In other words, a President may consult a family member informally, in which case the person is not subject to conflict of interest rules, or, a President may appoint them to a White House staff position, in which case they are.



While the DOJ may well be correct in its estimation that Congress could not realistically legislate to stop a President from seeking the advice of, say, his wife, after retiring to the White House residence, it is fallacious to equate informal discussions with the appointing of a family member as a “shadow secretary of everything” with access to classified information and tasked with overseeing peace in the Middle East, relations with China, and the stream-lining of government.


Mr. Kushner does not merely provide Pres. Trump with passing occasional advice. Rather, he has staked out a wide-ranging foreign policy and domestic reform portfolio.
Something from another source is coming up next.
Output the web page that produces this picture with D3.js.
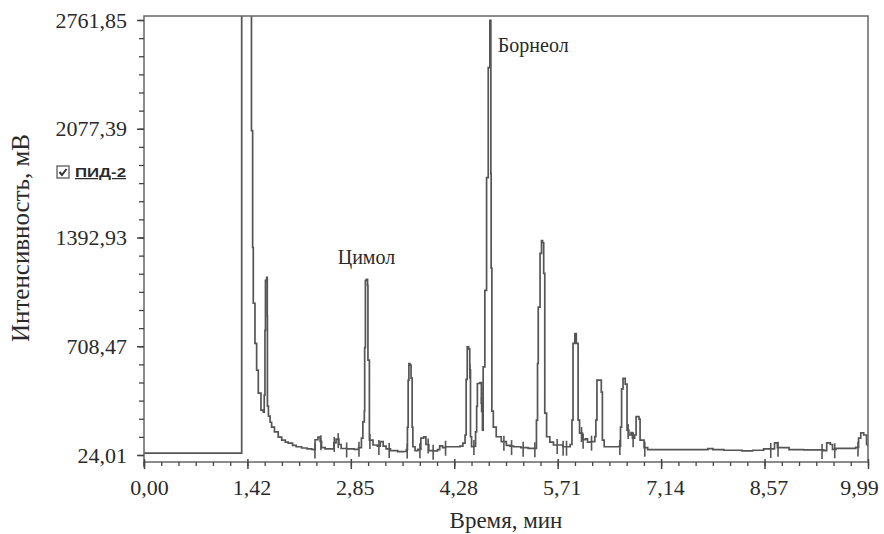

And as to the suggestion that it is more democratic to have family members in formal positions because it would force them to reduce their conflicts of interest, Mr. Kushner has not ensured the absence of conflicts of interest, despite having been appointed to a formal position.


The appointment of Pres. Trump’s son-in-law as a "secretary of everything" is more befitting of an autocracy than a democracy.


That the federal anti-nepotism statute does not prevent such appointments is a serious oversight on the part of past governments and represents a failure to imagine a scenario in which an aspiring autocrat would test the resilience of the nation's democratic institutions. 


A future government should reform the anti-nepotism statute to explicitly preclude members of a President’s family from being appointed to White House staff positions and ensure that this restriction is not rendered ineffective by any other statutes.